The World Bank and IMF held their annual meetings last week, and it appears from the agenda that considerable attention was devoted to corruption—an encouraging sign that these organizations continue to treat this problem as both serious and relevant to their work. But does addressing the corruption problem effectively require that these organizations make more of an effort to quantify the problem? In a provocative post last week on Global Financial Integrity’s blog, Tom Cardamone (GFI’s President) and Maureen Heydt (GFI’s Communications Coordinator) argue that the answer is yes. In particular, they argue that the IMF should “undertake two analyses”: First the IMF “should conduct an annual assessment of grand corruption in all countries and publish the dollar value of that analysis.” Second, the IMF “should conduct an opportunity cost analysis of  stolen assets”—calculating, for example, how many hospital beds or vaccines the stolen money could have purchased, or how many school teachers could have been hired.
This second analysis is more straightforward, and dependent on the first—once we know the dollar value of stolen assets (or grand corruption more generally), it’s not too hard to do some simple division to show how that money might otherwise have been spent. So it seems to me that the real question is whether it indeed makes sense for the IMF to produce an annual estimate, for each country, of the total amount stolen or otherwise lost to grand corruption.
I’m skeptical, despite my general enthusiasm for evidence-based policymaking/advocacy generally, and for the need for more and better quantitative data on corruption. The reasons for my skepticism are as follows:
- First, measuring grand corruption (or, more narrowly, stolen assets) is extraordinarily difficult under the best of circumstances. The activities in question are criminal (even if in some countries the perpetrators have de facto impunity) and therefore generally secret. Even a well-resourced law enforcement agency like the US FBI would be hard-pressed to generate a reliable annual estimate of total stolen assets in its home country, let alone some other country. And the IMF is not a law enforcement agency. It cannot issue subpoenas or conduct forensic audits. Without a radical revamp of how the IMF operates—one that the member countries are unlikely to approve—I can’t see how the IMF could engage in the kind of data collection effort that Cardamone and Heydt seem to envision.

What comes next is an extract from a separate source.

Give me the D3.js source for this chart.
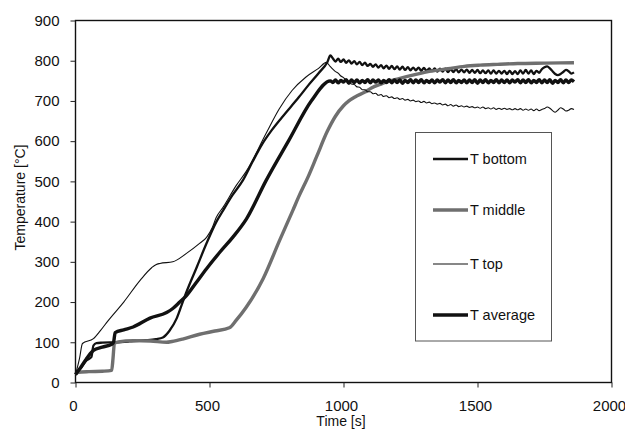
<!DOCTYPE html>
<html><head><meta charset="utf-8">
<script src="https://cdn.jsdelivr.net/npm/d3@7"></script>
<style>
html,body{margin:0;padding:0;background:#fff;}
svg{display:block;font-family:"Liberation Sans",Arial,sans-serif;}
</style></head>
<body><svg id="chart" width="625" height="439"></svg>
<script>
// ---------------- DATA ----------------
const xTicks = [0, 500, 1000, 1500, 2000];
const yTicks = [0, 100, 200, 300, 400, 500, 600, 700, 800, 900];
const seriesNames = ["T bottom", "T middle", "T top", "T average"];

// shared time grid of the oscillating tail (s)
const tailTime = [960,970,980,990,1000,1010,1020,1030,1040,1050,
  1060,1070,1080,1090,1100,1110,1120,1130,1140,1150,
  1160,1170,1180,1190,1200,1210,1220,1230,1240,1250,
  1260,1270,1280,1290,1300,1310,1320,1330,1340,1350,
  1360,1370,1380,1390,1400,1410,1420,1430,1440,1450,
  1460,1470,1480,1490,1500,1510,1520,1530,1540,1550,
  1560,1570,1580,1590,1600,1610,1620,1630,1640,1650,
  1660,1670,1680,1690,1700,1710,1720,1730,1740,1750,
  1760,1770,1780,1790,1800,1810,1820,1830,1840,1850,
  1860];

// T bottom
const bottomHeadTime = [0,20,41,59,67,78,100,150,200,260,300,326,350,378,400,414,452,489,526,551,585,625,660,696,733,770,833,870,907,940,951];
const bottomHeadTemp = [20,36,55,63,92,98,99,100,102,105,108,112,128,160,200,225,286,346,400,428,465,503,548,592,628,659,709,740,769,797,813];
const bottomTailTemp = [806,798,805,797,803,795,801,793,799,791,
  797,789,795,787,792,785,791,783,789,781,
  788,780,787,779,786,778,785,777,784,776,
  783,776,783,775,782,775,781,774,781,773,
  780,773,780,772,779,772,779,771,778,771,
  778,770,777,770,777,769,776,769,776,768,
  776,768,775,768,775,767,775,767,774,767,
  776,768,777,768,776,767,775,770,779,784,
  786,781,774,767,764,767,772,777,774,768,
  771];

// T middle
const middleTime = [0,10,50,100,135,140,145,160,215,280,340,360,400,463,520,574,600,637,700,762,811,833,867,900,940,970,1000,1020,1043,1080,1104,1140,1204,1270,1327,1390,1451,1510,1574,1650,1750,1860];
const middleTemp = [20,25,27,28,30,60,97,101,104,103,100,102,108,120,128,136,155,187,258,354,428,462,510,562,625,662,688,700,710,722,732,742,755,766,774,780,786,789,791,793,794,795];

// T top
const topHeadTime = [0,15,26,67,93,122,180,241,285,300,315,363,414,463,489,511,525,551,600,637,711,760,808,859,907,936,950];
const topHeadTemp = [20,60,97,109,129,154,200,254,286,293,296,300,321,346,361,386,410,436,490,525,619,680,726,759,781,796,786];
const topTailTemp = [779,773,769,762,758,751,748,742,741,735,
  734,728,728,723,723,718,719,714,716,711,
  713,708,710,706,708,704,706,702,704,700,
  702,698,700,696,699,695,697,693,695,692,
  694,690,692,688,691,687,690,686,688,685,
  687,684,686,683,685,682,685,681,683,680,
  683,679,682,679,682,679,681,678,681,678,
  681,677,680,677,680,676,680,676,679,681,
  685,682,676,672,677,683,680,675,677,681,
  679];

// T average
const averageHeadTime = [0,20,40,55,67,100,135,142,148,180,215,278,340,363,389,414,450,489,540,588,638,711,796,881,951];
const averageHeadTemp = [20,38,58,72,80,88,95,100,124,131,138,160,174,184,200,216,248,283,325,362,407,502,602,701,750];
const averageTailTemp = [746,752,745,751,747,753,744,752,746,752,
  745,751,746,753,745,752,747,752,745,751,
  746,753,745,752,746,752,744,751,746,753,
  745,752,746,753,745,751,746,752,745,752,
  747,753,745,752,746,753,745,751,746,752,
  745,752,746,753,744,752,746,753,745,751,
  746,753,745,752,746,752,745,752,747,753,
  745,752,746,753,745,751,746,753,745,752,
  746,753,744,751,746,753,745,752,746,752,
  748];

// ---------------- BUILD ----------------
const zip = (ts, vs) => ts.map((t, i) => ({t, v: vs[i]}));
const bottomData  = zip(bottomHeadTime.concat(tailTime), bottomHeadTemp.concat(bottomTailTemp));
const middleData  = zip(middleTime, middleTemp);
const topData     = zip(topHeadTime.concat(tailTime), topHeadTemp.concat(topTailTemp));
const averageData = zip(averageHeadTime.concat(tailTime), averageHeadTemp.concat(averageTailTemp));

const styles = {
  "T bottom":  {color: "#111", width: 2.3},
  "T middle":  {color: "#6f6f6f", width: 3.4},
  "T top":     {color: "#111", width: 1.1},
  "T average": {color: "#111", width: 3.4}
};
const seriesData = {"T bottom": bottomData, "T middle": middleData, "T top": topData, "T average": averageData};

const svg = d3.select("#chart");
const L = 75.5, R = 611.5, T = 20.5, B = 382.5;
const x = d3.scaleLinear().domain([0, 2000]).range([L, R]);
const y = d3.scaleLinear().domain([0, 900]).range([B, T]);

// frame
svg.append("rect").attr("x", L).attr("y", T).attr("width", R - L).attr("height", B - T)
  .attr("fill", "none").attr("stroke", "#111").attr("stroke-width", 1.4);

// axes
const yAxis = svg.append("g").attr("transform", `translate(${L},0)`)
  .call(d3.axisLeft(y).tickValues(yTicks).tickSize(5).tickPadding(11).tickFormat(d3.format("d")));
const xAxis = svg.append("g").attr("transform", `translate(0,${B})`)
  .call(d3.axisBottom(x).tickValues(xTicks).tickSize(5).tickPadding(13).tickFormat(d3.format("d")));
[yAxis, xAxis].forEach(g => {
  g.select(".domain").remove();
  g.selectAll(".tick line").attr("stroke", "#222").attr("stroke-width", 1);
  g.selectAll(".tick text").attr("fill", "#111").style("font-size", "15px")
    .style("font-family", "'Liberation Sans', Arial, sans-serif");
});
xAxis.selectAll(".tick text").attr("dx", -2.5);

// axis titles
svg.append("text").attr("x", 341).attr("y", 426).attr("text-anchor", "middle")
  .style("font-size", "14px").attr("fill", "#111").text("Time [s]");
svg.append("text").attr("transform", "translate(25,197.5) rotate(-90)").attr("text-anchor", "middle")
  .style("font-size", "14px").attr("fill", "#111").text("Temperature [°C]");

// lines
const line = d3.line().x(d => x(d.t)).y(d => y(d.v)).curve(d3.curveMonotoneX);
seriesNames.forEach(name => {
  svg.append("path").datum(seriesData[name])
    .attr("fill", "none").attr("stroke", styles[name].color)
    .attr("stroke-width", styles[name].width).attr("stroke-linejoin", "round")
    .attr("d", line);
});

// legend
const lg = svg.append("g");
lg.append("rect").attr("x", 415.5).attr("y", 132.5).attr("width", 136).attr("height", 208.5)
  .attr("fill", "#fff").attr("stroke", "#555").attr("stroke-width", 1);
const legendY = [159, 210, 264, 315];
seriesNames.forEach((name, i) => {
  lg.append("line").attr("x1", 433).attr("x2", 468).attr("y1", legendY[i]).attr("y2", legendY[i])
    .attr("stroke", styles[name].color).attr("stroke-width", styles[name].width);
  lg.append("text").attr("x", 470).attr("y", legendY[i] + 5.3)
    .style("font-size", "14.5px").attr("fill", "#111").text(name);
});
</script></body></html>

- Second, if the idea is not that the IMF will conduct its own investigations into financial crime, but instead use existing public data to estimate grand corruption levels, then I think it’s worth emphasizing that we’ve been down this road before, and the results are not encouraging. The existing data is so poor, and the extrapolation methods so dubious, that these sorts of attempted “quantification” are not much better than wild guesses. (See, for example, here and here.)
- Third, I’m not convinced that numerical quantification (especially if it takes the form of a wild guess) is really essential, or even all that helpful, for either advocacy or policymaking in this area. This is an issue I’ve previously discussed on this blog, and I don’t want to repeat myself at length here, but the basic idea is that there are ways both to demonstrate the magnitude of the problem, and possible causes and consequences, without a precise (perhaps misleadingly precise) dollar value attached to the harm. We already know that corruption is a big problem, and we have ways of plausibly identifying the countries where the problem is likely to be especially bad. While Cardamone and Heydt cite the “business adage” that “if you can’t measure it, you can’t manage it,” this adage—like many such adages—is more pithy than true. This is especially so in those contexts where the goal is to call attention to the urgency of the problem than to fine-tune the managerial response. And sometimes the attempt to produce precise quantitative estimates of what are really wild guesses can do more harm than good.
- Fourth, the attempt to gather this sort of data—for all countries every year—would be extraordinarily resource-intensive, and if attempted might well crowd out resources for other analytic and data-gathering work on corruption’s causes and consequences. It seems to me that the IMF in particular should dedicate its resources to analyzing how to address corruption in countries where misgovernance poses a threat to macroeconomic stability (which, after all, is the IMF’s main mission), rather than, say, trying to calculate the total amount lost to grand corruption in places like Sweden and Canada and Japan each and every year.
To be clear, I am in complete agreement with Cardamone and Heydt’s conclusion that, “Among the tasks at the top of her priority list, the new IMF Managing Director should commit herself to stemming the suffering of people resulting from the avarice of their leaders.” My respectful disagreement is only with the proposition that an annual country-by-country quantification of grand corruption is the best way for the IMF to use its limited resources to achieve this laudable goal.